PROVIDED DATA:
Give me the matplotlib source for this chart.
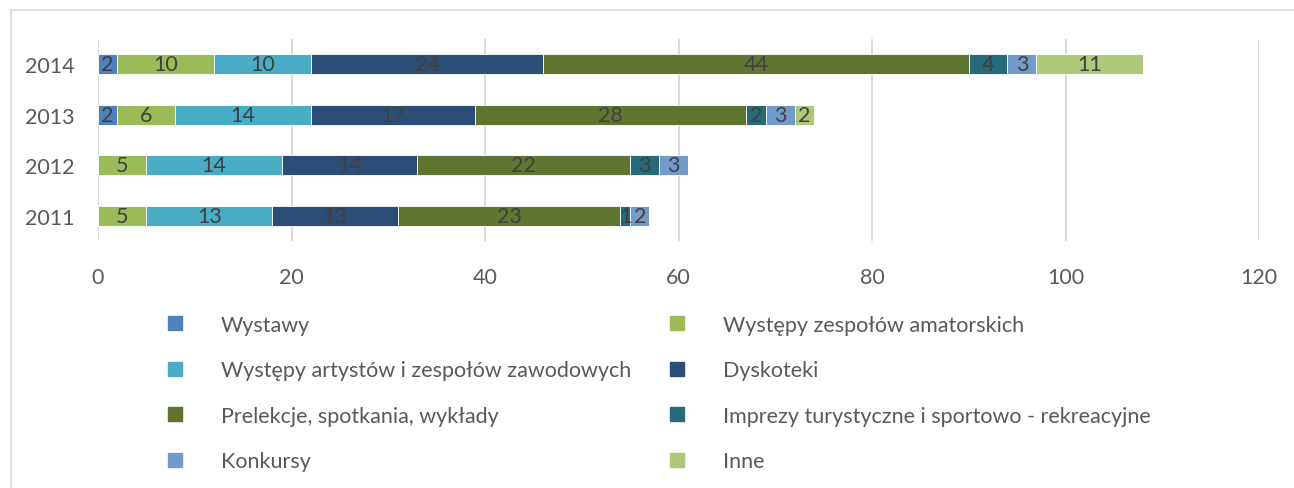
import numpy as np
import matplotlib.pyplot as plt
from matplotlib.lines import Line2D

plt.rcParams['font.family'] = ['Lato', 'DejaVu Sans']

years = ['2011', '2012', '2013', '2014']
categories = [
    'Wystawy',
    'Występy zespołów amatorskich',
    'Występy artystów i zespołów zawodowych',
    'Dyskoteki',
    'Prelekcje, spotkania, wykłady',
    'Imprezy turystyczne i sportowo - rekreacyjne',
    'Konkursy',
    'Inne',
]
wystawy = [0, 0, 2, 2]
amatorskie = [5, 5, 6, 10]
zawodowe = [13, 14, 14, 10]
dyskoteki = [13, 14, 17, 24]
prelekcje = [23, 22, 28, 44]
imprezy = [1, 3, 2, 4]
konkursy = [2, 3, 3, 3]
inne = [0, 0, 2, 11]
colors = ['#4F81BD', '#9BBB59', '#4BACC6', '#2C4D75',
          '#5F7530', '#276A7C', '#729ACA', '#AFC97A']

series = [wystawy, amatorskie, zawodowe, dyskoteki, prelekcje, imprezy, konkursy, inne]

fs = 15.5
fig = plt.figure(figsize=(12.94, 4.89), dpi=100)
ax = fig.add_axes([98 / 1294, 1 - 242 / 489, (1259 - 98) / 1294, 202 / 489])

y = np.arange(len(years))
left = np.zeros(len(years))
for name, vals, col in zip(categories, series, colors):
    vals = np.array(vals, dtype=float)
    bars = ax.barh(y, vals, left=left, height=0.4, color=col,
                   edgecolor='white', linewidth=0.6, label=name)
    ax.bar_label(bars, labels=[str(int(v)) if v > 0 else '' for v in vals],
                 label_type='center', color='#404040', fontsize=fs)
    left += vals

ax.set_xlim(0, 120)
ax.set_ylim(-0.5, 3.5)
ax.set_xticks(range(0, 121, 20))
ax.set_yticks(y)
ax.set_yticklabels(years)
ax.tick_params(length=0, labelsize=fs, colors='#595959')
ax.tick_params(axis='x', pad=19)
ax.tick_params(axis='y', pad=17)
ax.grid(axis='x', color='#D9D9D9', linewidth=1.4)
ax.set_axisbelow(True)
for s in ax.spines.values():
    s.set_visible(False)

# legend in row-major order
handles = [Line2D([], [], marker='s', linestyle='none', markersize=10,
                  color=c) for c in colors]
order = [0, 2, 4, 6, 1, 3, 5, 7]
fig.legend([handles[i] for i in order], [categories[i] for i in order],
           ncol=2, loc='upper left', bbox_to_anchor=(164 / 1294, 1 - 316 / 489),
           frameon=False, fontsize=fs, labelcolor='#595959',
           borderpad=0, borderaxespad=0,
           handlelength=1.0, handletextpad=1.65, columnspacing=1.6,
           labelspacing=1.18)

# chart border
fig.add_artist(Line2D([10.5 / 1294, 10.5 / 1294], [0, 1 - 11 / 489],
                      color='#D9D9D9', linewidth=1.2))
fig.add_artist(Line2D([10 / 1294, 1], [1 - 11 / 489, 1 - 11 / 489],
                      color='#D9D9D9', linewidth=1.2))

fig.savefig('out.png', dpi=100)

AIM:
Reproduce the material word for word. Any pictures should be left out of the copy.

WRITTEN ANSWER:
Give me the matplotlib source for this chart.
import numpy as np
import matplotlib.pyplot as plt
from matplotlib.lines import Line2D

plt.rcParams['font.family'] = ['Lato', 'DejaVu Sans']

years = ['2011', '2012', '2013', '2014']
categories = [
    'Wystawy',
    'Występy zespołów amatorskich',
    'Występy artystów i zespołów zawodowych',
    'Dyskoteki',
    'Prelekcje, spotkania, wykłady',
    'Imprezy turystyczne i sportowo - rekreacyjne',
    'Konkursy',
    'Inne',
]
wystawy = [0, 0, 2, 2]
amatorskie = [5, 5, 6, 10]
zawodowe = [13, 14, 14, 10]
dyskoteki = [13, 14, 17, 24]
prelekcje = [23, 22, 28, 44]
imprezy = [1, 3, 2, 4]
konkursy = [2, 3, 3, 3]
inne = [0, 0, 2, 11]
colors = ['#4F81BD', '#9BBB59', '#4BACC6', '#2C4D75',
          '#5F7530', '#276A7C', '#729ACA', '#AFC97A']

series = [wystawy, amatorskie, zawodowe, dyskoteki, prelekcje, imprezy, konkursy, inne]

fs = 15.5
fig = plt.figure(figsize=(12.94, 4.89), dpi=100)
ax = fig.add_axes([98 / 1294, 1 - 242 / 489, (1259 - 98) / 1294, 202 / 489])

y = np.arange(len(years))
left = np.zeros(len(years))
for name, vals, col in zip(categories, series, colors):
    vals = np.array(vals, dtype=float)
    bars = ax.barh(y, vals, left=left, height=0.4, color=col,
                   edgecolor='white', linewidth=0.6, label=name)
    ax.bar_label(bars, labels=[str(int(v)) if v > 0 else '' for v in vals],
                 label_type='center', color='#404040', fontsize=fs)
    left += vals

ax.set_xlim(0, 120)
ax.set_ylim(-0.5, 3.5)
ax.set_xticks(range(0, 121, 20))
ax.set_yticks(y)
ax.set_yticklabels(years)
ax.tick_params(length=0, labelsize=fs, colors='#595959')
ax.tick_params(axis='x', pad=19)
ax.tick_params(axis='y', pad=17)
ax.grid(axis='x', color='#D9D9D9', linewidth=1.4)
ax.set_axisbelow(True)
for s in ax.spines.values():
    s.set_visible(False)

# legend in row-major order
handles = [Line2D([], [], marker='s', linestyle='none', markersize=10,
                  color=c) for c in colors]
order = [0, 2, 4, 6, 1, 3, 5, 7]
fig.legend([handles[i] for i in order], [categories[i] for i in order],
           ncol=2, loc='upper left', bbox_to_anchor=(164 / 1294, 1 - 316 / 489),
           frameon=False, fontsize=fs, labelcolor='#595959',
           borderpad=0, borderaxespad=0,
           handlelength=1.0, handletextpad=1.65, columnspacing=1.6,
           labelspacing=1.18)

# chart border
fig.add_artist(Line2D([10.5 / 1294, 10.5 / 1294], [0, 1 - 11 / 489],
                      color='#D9D9D9', linewidth=1.2))
fig.add_artist(Line2D([10 / 1294, 1], [1 - 11 / 489, 1 - 11 / 489],
                      color='#D9D9D9', linewidth=1.2))

fig.savefig('out.png', dpi=100)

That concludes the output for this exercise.